Вслед за Блогом к похожим выводам пришли Дж. П. Хьюзел и К.Д.М. Шнель: согласно их аргументам, обнищание сельского населения было вызвано отнюдь не «старой системой», а, скорее, массовым перемещением промышленности на Север и деиндустриализацией на Юге страны, увеличением уровня сельскохозяйственной безработицы, упадком ремесла, экономическим спадом после 1815 г. и иными факторами. Социальная же помощь бедным, напротив, защищала сельскую бедноту от безработицы и потери альтернативных источников заработка.
Практически одновременно с появлением «ревизионистского нарратива», в 40-е гг. прошлого века, знаменитый социолог Карл Поланьи – в своей не менее знаменитой и ставшей классической работе «Великая трансформация» – вновь обращается к нарративу «вигскому», причем как к основе понимания истории становления социальной политики, посвящая отдельную одноименную главу Спинхемленду.
«Утверждая, что изучение Спинхемленда означает анализ истоков цивилизации XIX в., – пишет Поланьи, – мы имеем в виду не только его экономические и социальные последствия и даже не определяющее влияние, которое оказали эти последствия на современную политическую историю, но тот, как правило, неизвестный нашему поколению факт, что все наше социальное сознание формировалось по модели, заданной Спинхемлендом».[88]
Так происходит второе рождение «вигского нарратива», который, судя по материалам специальной интернет-конференции, проведенной в 2004 г. и посвященной юбилею выхода в свет «Великой трансформации», продолжает оказывать существенное влияние на социологическую мысль и – более того – берется за основу рекомендаций в отношении социальной политики в современной России. Так, Т.Ю. Сидорина пишет: «Поставленный в центр рассмотрения 7-й главы «Великой трансформации» закон Спинхемленда в реальности вводил право существовать не работая как систему, как практику, причем называя эту практику «правом на жизнь». Безусловно, в основе закона – требование обязательной работы, доплата полагалась лишь работающим. Но как мы знаем, последствия Спинхемленда оказались столь плачевными, что иначе как развращающим этот Закон нельзя и назвать. Люди получили реальную возможность не работать… И при новом режиме, режиме «экономического человека», никто не стал бы работать за плату, если он мог обеспечить себе средства к существованию, ничего не делая».[89] Такой же точки зрения придерживается Р.А. Школлер, который, вслед за Поланьи трактуя Спинхемленд как своего рода «право на жизнь» по принципу дополняющей субсидии», утверждает, что он препятствовал формированию рынка труда в Англии. При всей антигуманности системы работных домов, считает Школлер, именно Акт 1834 г. создал предпосылки образования национального рынка труда.[90]

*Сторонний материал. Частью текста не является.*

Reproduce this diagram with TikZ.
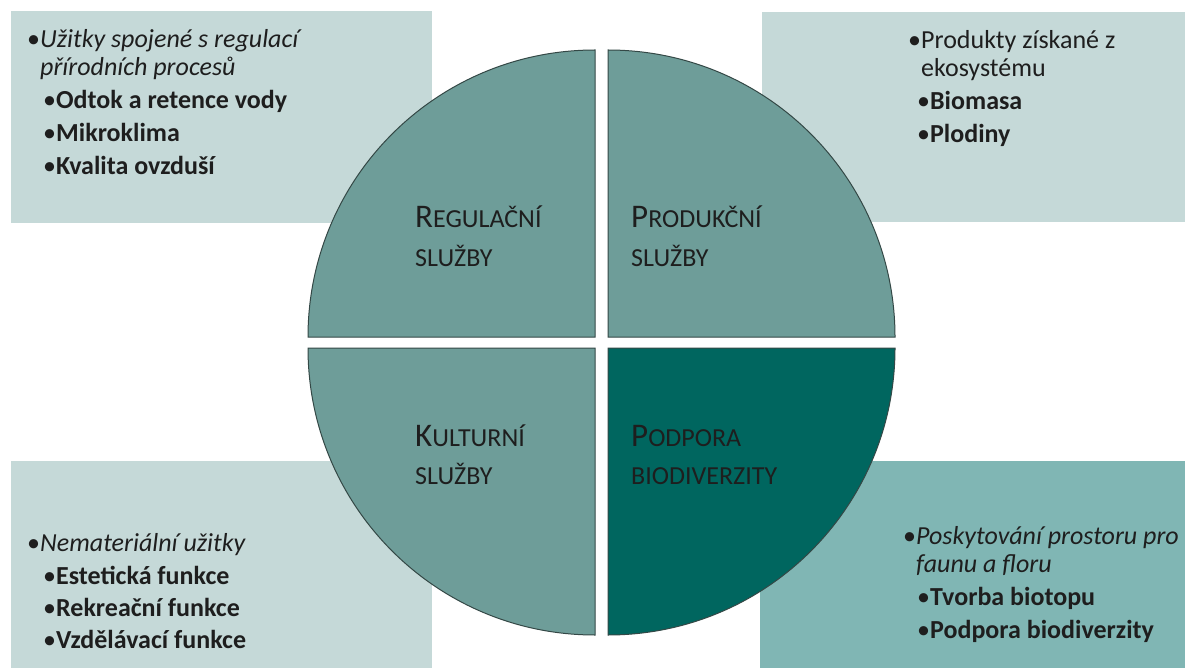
\documentclass[tikz,border=0pt]{standalone}
\usepackage{fontspec}
\setmainfont{Carlito}
\usepackage{tikz}

\definecolor{boxlight}{HTML}{C5D9D8}
\definecolor{boxmid}{HTML}{80B6B4}
\definecolor{quadfill}{HTML}{6E9D99}
\definecolor{quaddark}{HTML}{00665F}
\definecolor{quadedge}{HTML}{344846}
\definecolor{ink}{HTML}{1E1E1E}

\newcommand{\quadrant}[5]{
	\draw [line width=1pt,draw=quadedge,fill=#4] (#1,#2) -- ++(#3:287) arc [start angle=#3, end angle=#3+90, radius=287] -- cycle;
	\coordinate (#5) at (#1,#2);
}
\newcommand{\capsc}[2]{{\fontsize{33}{33}\selectfont #1}{\fontsize{26}{26}\selectfont #2}}
\newcommand{\smsc}[1]{{\fontsize{26}{26}\selectfont #1}}
\newcommand{\lvl}{\hspace*{16pt}\textbullet}

\tikzset{
	listtext/.style={anchor=base west,align=left,inner sep=0pt,text=ink,font=\fontsize{26}{28}\selectfont},
	quadlabel/.style={anchor=base west,align=left,inner sep=0pt,text=ink}
}

\begin{document}
\begin{tikzpicture}[x=1pt,y=1pt]
\useasboundingbox (0,0) rectangle (1185,-668);
\fill [white] (0,0) rectangle (1185,-668);

\fill [boxlight] (11,-11) rectangle (432,-223);
\fill [boxlight] (762,-12) rectangle (1185,-222);
\fill [boxlight] (11,-461) rectangle (432,-668);
\fill [boxmid] (760,-461) rectangle (1185,-668);

\quadrant{595}{-337}{90}{quadfill}{regq}
\quadrant{608}{-337}{0}{quadfill}{prodq}
\quadrant{595}{-348}{180}{quadfill}{kultq}
\quadrant{608}{-348}{270}{quaddark}{biodq}

\node [quadlabel] (reg1) at (415,-228) {\capsc{R}{EGULAČNÍ}};
\node [quadlabel] (reg2) at (415,-266) {\smsc{SLUŽBY}};
\node [quadlabel] (prod1) at (631,-228) {\capsc{P}{RODUKČNÍ}};
\node [quadlabel] (prod2) at (631,-266) {\smsc{SLUŽBY}};
\node [quadlabel] (kult1) at (415,-446) {\capsc{K}{ULTURNÍ}};
\node [quadlabel] (kult2) at (415,-484) {\smsc{SLUŽBY}};
\node [quadlabel] (biod1) at (631,-446) {\capsc{P}{ODPORA}};
\node [quadlabel] (biod2) at (631,-484) {\smsc{BIODIVERZITY}};

% base anchor sits on the last line
\node [listtext] (regtext) at (27,-175) {
	\textbullet\textit{Užitky spojené s regulací}\\
	\hphantom{\textbullet}\textit{přírodních procesů}\\[5pt]
	\lvl\textbf{Odtok a retence vody}\\[5pt]
	\lvl\textbf{Mikroklima}\\[5pt]
	\lvl\textbf{Kvalita ovzduší}
};
\node [listtext] (prodtext) at (908,-143) {
	\textbullet Produkty získané z\\
	\hphantom{\textbullet}ekosystému\\[5pt]
	\hspace*{9pt}\textbullet\textbf{Biomasa}\\[5pt]
	\hspace*{9pt}\textbullet\textbf{Plodiny}
};
\node [listtext] (kulttext) at (27,-648) {
	\textbullet\textit{Nemateriální užitky}\\[5pt]
	\lvl\textbf{Estetická funkce}\\[4pt]
	\lvl\textbf{Rekreační funkce}\\[4pt]
	\lvl\textbf{Vzdělávací funkce}
};
\node [listtext] (biodtext) at (903,-638) {
	\textbullet\textit{Poskytování prostoru pro}\\
	\hphantom{\textbullet}\textit{faunu a floru}\\[5pt]
	\hspace*{14pt}\textbullet\textbf{Tvorba biotopu}\\[5pt]
	\hspace*{14pt}\textbullet\textbf{Podpora biodiverzity}
};
\end{tikzpicture}
\end{document}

Очевидно, что оценки «старой системы», существующие в сегодняшнем научном дискурсе, до сих пор во многом балансируют между «вигским нарративом» и ревизионизмом. И все же в современной историографии преобладают попытки более взвешенного подхода к оценке «старого законодательства», – освобожденного от мифологий и нарративов, сконструированных два столетия назад. Одну из таких попыток представляет собой исследование Ф. Блока и М. Сомерс, основная мысль которых сводится к тому, что «спинхемлендский эпизод сам по себе не мог привести к последствиям, которые ему приписывают». «Старая система», считают Блок и Сомерс, законодательно закрепляла обязанность, на местном уровне, участвовать в судьбах тех, кто попал в нужду в результате болезни, уродства, распада семьи или временной безработицы. «В то же время, – пишут они, – в действительности в применении на практике этого законодательства в различных графствах и приходах наблюдались значительные расхождения, т. к. последние экспериментировали с использованием различных стратегий и политик, предназначенных для того, чтобы помочь бедным, защитить их, сохранив при этом стимулы к труду. Значение «старой системы» авторам видится и в том, что «репертуар социальной помощи», который до сих пор обсуждают современные политики, «немногим отличается от перечня мер, применявшихся в Англии в XVII–XVIII вв». Это минимальный гарантированный доход, страхование на случай сезонной безработицы (в зимние месяцы ряд графств предоставлял сельскохозяйственным рабочим еженедельные дотации в зависимости от размера семьи), общественные работы и работные дома, субсидии работодателям (в ряде приходов фермерам, нанимавшим безработных, доплачивали из фонда, собранного из налогов), стимулирование трудовой деятельности (иногда налог на бедных заменяли насильственным распределением определенного количества безработных), дотации на детей (тем сельскохозяйственным работникам, у которых было 2–3 несовершеннолетних ребенка и более, доплачивалась определенная сумма к жалованью).